According to the Companion Animal Parasite Council, roundworms are the most common parasite in cats and dogs. All cats have roundworms at some point, contracted through ingested soil or infected insects. A cat may also pick up roundworms by eating an infected rodent. Roundworm infections cause obvious symptoms and may kill young kittens, but have proven and effective treatments.
Roundworms travel through a cat's digestive system to settle in its intestines, where they feed off of the passing nutrition. These parasites cause a pot-bellied appearance and may lead to weight loss, dull coat, coughing and general malaise.
Deworming paste kills the worms and allows the cat to digest and excrete their bodies. Most deworming medications are available both through the vet and over the counter, or OTC.
The Companion Animal Parasite Council points out that many heartworm medications also treat roundworm infections.

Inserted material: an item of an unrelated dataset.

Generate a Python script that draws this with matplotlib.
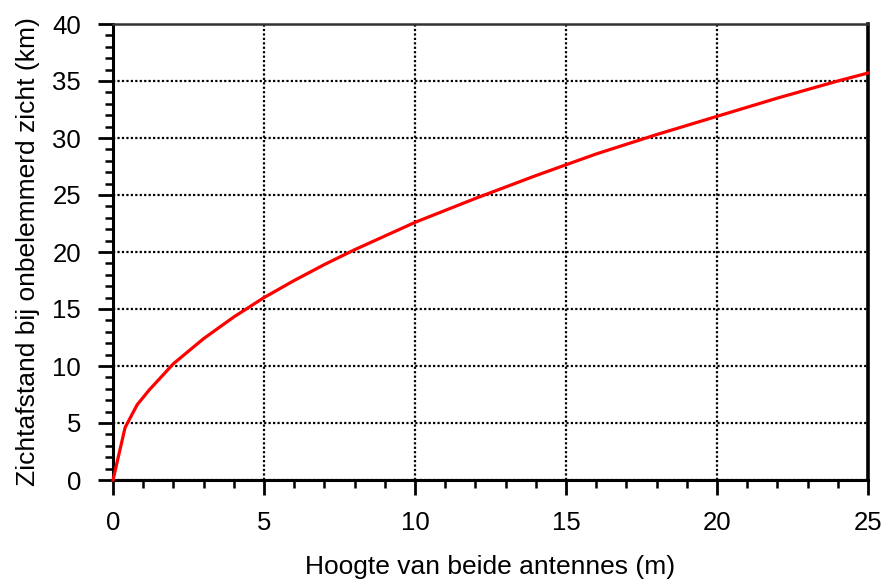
import matplotlib
matplotlib.use("Agg")
import matplotlib.pyplot as plt
from matplotlib.ticker import MultipleLocator

height_m = [0, 0.4, 0.8, 1.2, 2, 3, 4, 5, 6, 7, 8, 9, 10, 12, 14, 16, 18, 20, 22, 24, 25]
distance_km = [0, 4.6, 6.6, 7.9, 10.2, 12.4, 14.3, 16.0, 17.5, 18.9, 20.2, 21.4, 22.6,
               24.7, 26.7, 28.6, 30.3, 31.9, 33.5, 35.0, 35.7]

xlabel = "Hoogte van beide antennes (m)"
ylabel = "Zichtafstand bij onbelemmerd zicht (km)"

plt.rcParams['font.family'] = ['Liberation Sans', 'DejaVu Sans']

fig = plt.figure(figsize=(8.85, 5.79), dpi=100)
ax = fig.add_axes([113/885, 1 - 480/579, (868 - 113)/885, (480 - 24)/579])

ax.plot(height_m, distance_km, color='#ff0000', lw=2.3, zorder=3, clip_on=False)

ax.set_xlim(0, 25)
ax.set_ylim(0, 40)
ax.xaxis.set_major_locator(MultipleLocator(5))
ax.xaxis.set_minor_locator(MultipleLocator(1))
ax.yaxis.set_major_locator(MultipleLocator(5))
ax.yaxis.set_minor_locator(MultipleLocator(1))

ax.grid(True, which='major', color='black', linestyle=(0, (1.0, 1.0)), linewidth=1.6)
ax.tick_params(which='major', direction='out', length=11, width=2.0, labelsize=18.5, colors='black')
ax.tick_params(axis='x', which='major', pad=11)
ax.tick_params(axis='y', which='major', pad=12)
ax.tick_params(which='minor', direction='out', length=5.5, width=1.8)

for s in ['left', 'bottom']:
    ax.spines[s].set_linewidth(2.2)
ax.spines['right'].set_linewidth(2.6)
ax.spines['top'].set_linewidth(1.8)
ax.spines['top'].set_color('#333333')

ax.set_xlabel(xlabel, fontsize=19, labelpad=15)
ax.set_ylabel(ylabel, fontsize=19, labelpad=9)

fig.savefig("out.png", dpi=100)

Since roundworms are sometimes called tapeworms, look for an OTC medication that treats heartworms and roundworms, or heartworms and tapeworms.
Kittens should receive deworming medications when they are young to prevent roundworm infections. A kitten should receive dewormer at three weeks, five weeks, seven weeks and nine weeks to kill any parasites before they can cause problems.
One other way to prevent roundworm infections is to modify a cat's lifestyle and keep its environment clean. Clean the litter box often and keep the cat indoors, away from wild animals that carry parasites.